Baker’s bill can address these criticisms. Instead of offering to buy
out the homeowners who have obvious stakes in New Orleans’s rebuilding,
the bill should treat exiled homeowners as assets who can be leveraged
for the city’s recovery.
Some exiled from New Orleans are eager to return. “My parents worked too
hard for this house for me to give it up,” said Melvina Valentine,
lately of Houston, of her flood-damaged home in the Carrollton area of
New Orleans. “We want to rebuild ourselves, but we need help,” said
Hortense Langs, who owns a home in the Bywater neighborhood; Langs is
living in Houston now as well.
Longtime New Orleans homeowners like Valentine and Langs can help
jumpstart the hard work of rebuilding New Orleans’s neighborhoods.
Indeed, some pioneer homeowners are already gutting and reconstructing
their homes one by one, with practical help on the ground from
volunteers.
Once the feds set clear rules, they could build on the modest work that
residents are already doing. Baker could modify his bill so that federal
money goes toward homeowners in suitable areas—not to buy out their
property, but to give them the money to rebuild it themselves.
Congress and the Bush administration could award funds to homeowners to
hire approved contractors to rebuild individual homes to the new
standards, or give the homeowners the funds to do the work themselves,
releasing the money on a rational block-by block reconstruction
schedule, with clear deadlines for work completion in specific
neighborhoods (builders who can’t conform to standard deadlines and
costs would be dropped quickly from the program). Under this plan,
citizens could return to their neighborhoods and recommit to New Orleans
with their labor, consumption, and tax revenues—with the city taking
responsibility to ensure that the level of public services increases
incrementally with each rebuilt block. Homeowners who don’t plan to
return to New Orleans could accept government money to rebuild their
homes anyway, to sell the property later and to avoid some of the loss
on a foreclosure (or they could rent their rebuilt homes out, taking
advantage of New Orleans’s newly tight real estate market).

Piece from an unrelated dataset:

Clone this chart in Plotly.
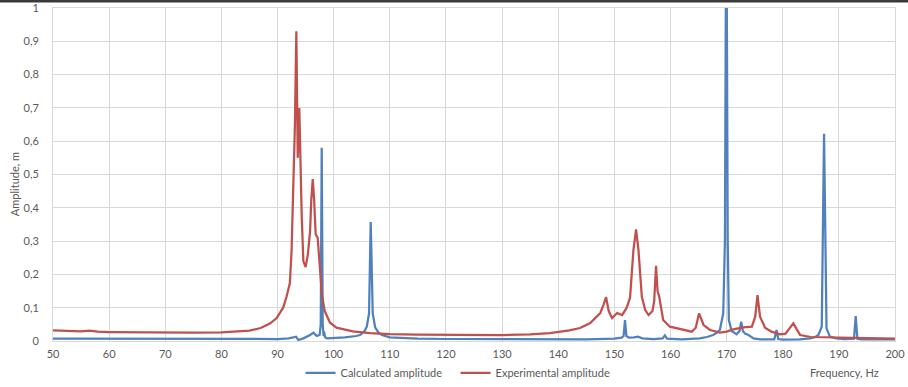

What if a homeowner— one without much equity in his home, say—chose not
to participate? A year or so after the program’s launch, it would be
time for the local and federal governments to step in—condemning
properties that remain abandoned, and awarding property owners (and
their mortgage lenders) an amount based on what the rebuilt area is
worth at the time of the buyout. The government could sell these
individual properties—not vast tracts—to new developers, helping to fund
its own program.
No, this program wouldn’t be cheap. But awarding more money to
individual homeowners and less money to local and state governments via
large-scale federal grants will minimize political waste. Giving
homeowners the resources to rebuild their neighborhoods block by block
will allow citizens, not the government, to rebuild the Crescent
City—and they’ll do it better and faster than the pols ever could.